The attackers, who were "wielding sticks, knives and other weapons", overwhelmed security forces before burning the temple down, according to state-owned Global New Light of Myanmar.
"The mob was unresponsive and entirely beyond control. The building was razed by the riotous crowd," according to the paper.
Reports say the crowd attacked policemen protecting the mosque and prevented fire crews from reaching the building to put out the blaze.
"The problem started because the mosque was built near a [Buddhist] pagoda. The Muslim people refused to destroy the building when the Buddhists discovered it," Moe Lwin, a local police officer, told the AFP news agency.
Last week, a mob destroyed a mosque over a dispute over its construction in Thayel Tha Mein village in central Myanmar. There were reports of a Muslim man being attacked. Local media said that more than one building was burnt down in the attack, which has been blamed on a group of over 200 Buddhists.

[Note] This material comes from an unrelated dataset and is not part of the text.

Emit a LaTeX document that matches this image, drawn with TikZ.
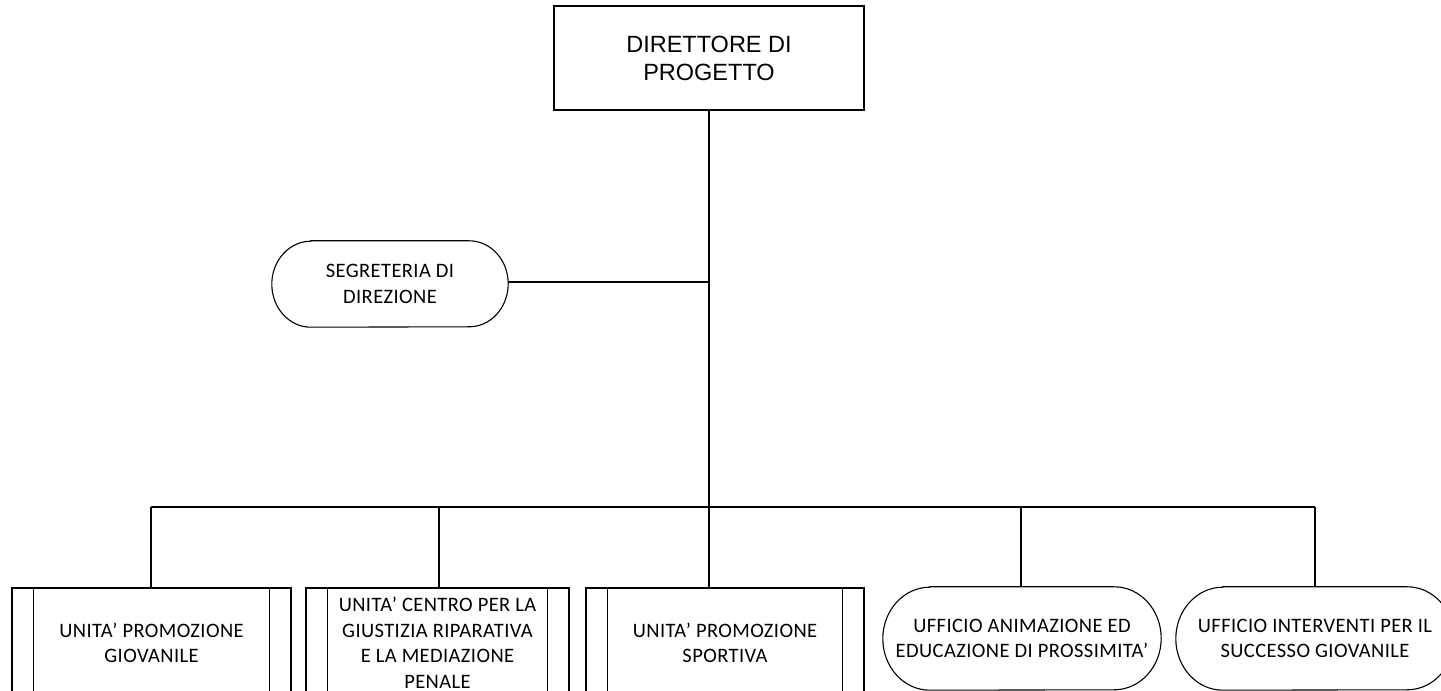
\documentclass[tikz,border=0pt]{standalone}
\usepackage{fontspec}
\setmainfont{Carlito}[LetterSpace=2]
\newfontfamily\arialf{Liberation Sans}
\tikzset{
  conn/.style={line width=1.8pt, black},
  topbox/.style={draw, line width=1.6pt, minimum width=310pt, minimum height=104pt, align=center, font=\arialf\fontsize{23.5}{28}\selectfont},
  procbox/.style={draw, line width=1.1pt, minimum height=110pt, align=center, font=\fontsize{20.5}{25.5}\selectfont},
  termtext/.style={draw=none, align=center, font=\fontsize{20.5}{25.5}\selectfont},
  termline/.style={line width=1.1pt},
}
\begin{document}
\begin{tikzpicture}[x=1pt,y=1pt]
\useasboundingbox (0,0) rectangle (1441,691);
\clip (0,0) rectangle (1441,691);
% top
\node[topbox] (dir) at (709,633) {DIRETTORE DI\\PROGETTO};
% segreteria
\node[termtext, minimum width=236pt, minimum height=86pt] (seg) at (390,407) {SEGRETERIA DI\\DIREZIONE};
\draw[termline] ([xshift=39pt]seg.north west) -- ([xshift=-39pt]seg.north east)
  arc[start angle=90,end angle=-90,x radius=39,y radius=43] -- ([xshift=39pt]seg.south west)
  arc[start angle=270,end angle=90,x radius=39,y radius=43] -- cycle;
% bottom boxes
\node[procbox, minimum width=279pt] (u1) at (151.5,48) {UNITA’ PROMOZIONE\\GIOVANILE};
\node[procbox, minimum width=263pt] (u2) at (437.5,48) {UNITA’ CENTRO PER LA\\GIUSTIZIA RIPARATIVA\\E LA MEDIAZIONE\\PENALE};
\node[procbox, minimum width=278pt] (u3) at (725,48) {UNITA’ PROMOZIONE\\SPORTIVA};
\foreach \n in {u1,u2,u3}{
  \draw[line width=1.1pt] ([xshift=22pt]\n.north west) -- ([xshift=22pt]\n.south west);
  \draw[line width=1.1pt] ([xshift=-22pt]\n.north east) -- ([xshift=-22pt]\n.south east);
}
\node[termtext, minimum width=278pt, minimum height=103pt] (f1) at (1022,52.5) {UFFICIO ANIMAZIONE ED\\EDUCAZIONE DI PROSSIMITA’};
\node[termtext, minimum width=278pt, minimum height=103pt] (f2) at (1315,52.5) {UFFICIO INTERVENTI PER IL\\SUCCESSO GIOVANILE};
\foreach \n in {f1,f2}{
  \draw[termline] ([xshift=47pt]\n.north west) -- ([xshift=-47pt]\n.north east)
    arc[start angle=90,end angle=-90,x radius=47,y radius=51.5] -- ([xshift=47pt]\n.south west)
    arc[start angle=270,end angle=90,x radius=47,y radius=51.5] -- cycle;
}
% connectors
\coordinate (segj) at (709,409);
\coordinate (bus) at (709,184);
\coordinate (b1) at (151,184);
\coordinate (b2) at (439,184);
\coordinate (b4) at (1021,184);
\coordinate (b5) at (1315,184);
\draw[conn] (dir.south) -- (bus);
\draw[conn, line width=1.4pt] (seg.east |- segj) -- (segj);
\draw[conn] (b1) -- (b5);
\draw[conn] (b1) -- (b1 |- u1.north);
\draw[conn] (b2) -- (b2 |- u2.north);
\draw[conn] (bus) -- (bus |- u3.north);
\draw[conn] (b4) -- (b4 |- f1.north);
\draw[conn] (b5) -- (b5 |- f2.north);
\end{tikzpicture}
\end{document}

The UN has warned that the government, led by Nobel Peace Prize winner Aung San Suu Kyi, has failed to stem religious violence. Yanghee Lee, the UN Special Rapporteur on Human Rights in Myanmar, said she was concerned by reports that the government would not investigate last week's attack on a mosque.
"This is precisely the wrong signal to send. The government must demonstrate that instigating and committing violence against ethnic or religious minorities has no place in Myanmar," she said.
There have been religious tensions in Myanmar since 2012, with deadly violence between Buddhists and Muslims, according to AP. More than 100,000 members of the Muslim Rohingya minority have fled their homes in western Rakhine State.
The now-stateless Rohingya, are living in displacement camps and have a number of restrictions on their movements and access to basic services. Human rights groups have criticised Myanmar leader Aung San Suu Kyi for not dealing with the unrest.
Her government recently ordered officials to refer to the group as "people who believe in Islam in Rakhine State" instead of Rohingya, which provoked violent protests.
Yanghee Lee ended her 12-day tour of the country, stating: "It is clear that tensions along religious lines remain pervasive across Myanmar society. Incidents of hate speech, incitement to discrimination, hatred and violence, and of religious intolerance continue to be a cause for concern."
She spoke specifically about attacks on religious properties. "It is vital that the government take prompt action, including by conducting thorough investigations and holding perpetrators to account.
"I am therefore concerned by reports that the government will not pursue action in the most recent case due to fears of fueling greater tensions and provoking more conflict. This is precisely the wrong signal to send," she said, referring to the June 23 incident.
No one has so far been arrested for the destruction of the mosques.